Fueron muchos años de cotidianas presencias, en mosaico variopinto que confluía sin discriminar -y donde las rivalidades sólo se enfocaban en pasiones futbolísticas- arrancando en tiempos de reinado de Mario Kempes y culminándolo en los primeros capítulos de la extensa era maradoniana. Allí, donde confluían los “players” del Centro con los de barrios San Martín y Cofico, o donde algunos fines de semana se unían esfuerzos entre las barras habituales para enfrentar a elencos visitantes en electrizantes campeonatos; donde paralelamente la niñez se hacía adolescencia y se mechaban otras búsquedas, mientras el espacio era aprovechado por muchas personas, en serena convivencia (entre los paseantes, entre éstos y el parque) que un buen día se apagó.
La desidia se hizo irremontable y durante los últimos 20 años el sector se transformó en un agujero negro. El centro de la ciudad fue perdiendo significación frente a nuevos enclaves nacidos de la especulación inmobiliaria antes que de la planificación del territorio; el empobrecimiento social alimentó el desinterés de los transeúntes por cuidar de los activos patrimoniales de la ciudad; la crisis de convivencia aisló al vecindario; la improvisación negó a la comunidad el derecho a disfrutar de sus espacios verdes.
No fueron las últimas las únicas épocas de abandono que sufrió el parque, llamado Elisa por apenas un par de años, luego Las Heras al caer en desgracia su inspirador Juárez Celman (así como entonces la plaza Colón recibió su actual denominación, antes dedicada al presidente derrocado en 1890).
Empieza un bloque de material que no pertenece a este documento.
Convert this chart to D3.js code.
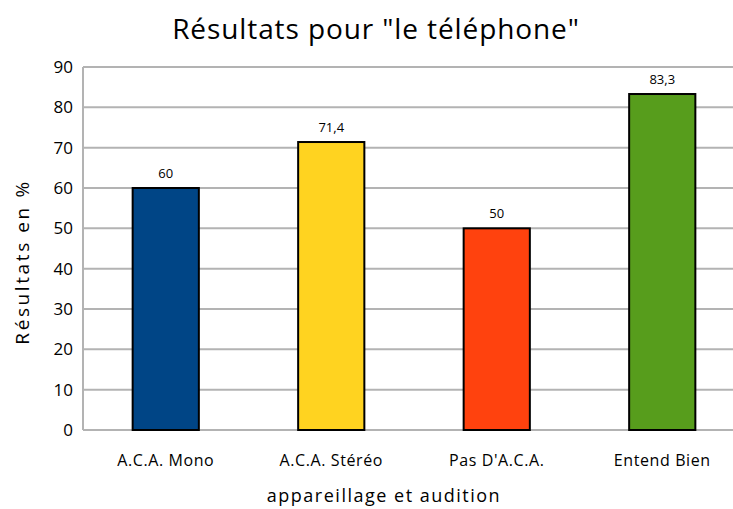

Afortunadamente, más tarde o más temprano pudo renacer.
La historia tiende hoy a recuperar la vida y la obra de Juárez Celman, cuñado de Julio A. Roca y protagonista de una etapa reformista que nació en la gestión gubernamental de Antonio Del Viso y se retomó en épocas de Ramón J. Cárcano (su ahijado político), con impacto en la fisonomía de la ciudad. A su tiempo y más allá (pero no tanto) de la política, relevantes figuras de la arquitectura de Córdoba, como Miguel Kronfuss, o Miguel Ángel Roca, pusieron su marca en el parque, en refuncionalizaciones que le fueron otorgando un bagaje más rico.
Si lograr un pulmón verde en el primer escalón hacia el Norte de la ciudad hace ¡130 años! fue mojón en la puja por hacer, encontrarlo plenamente vivo tras su reciente reinauguración, representa un acto de justicia urbana.
Ecuanimidad que se exterioriza en la mixtura de intervenciones recuperadas y novedades incorporadas; con la funcionalidad que permite optimizar el aprovechamiento de los recursos y la revalorización de los espacios que mejorará a diferentes zonas de la ciudad; desde las exigencias, por la autoridad, de un deber de cuidado a sus usuarios; mediante la posibilidad de recorrerlo en familia -como ahora lo concreto con mi hijo- o con amigos -de la misma forma que unas cuantas tribus lo hacíamos hace cuatro décadas- en la clave que Abel Fernández le dedicara al parque en 1927: “En su recinto, encantado/ trina el pájaro gozoso/ como en un bosque frondoso/ por el desierto rodeado./ Nada perturba la calma/ en sus senderos floridos/ bajo toldos de verdura;/ En él glorias sueña el alma,/ y exhuma tiempos queridos/ cuyos recuerdo perdura”.
Habituados a la crítica, vale la pena celebrar en este caso. Si aún no lo visitó, le recomiendo darse una vuelta por el viejo-nuevo Parque Elisa.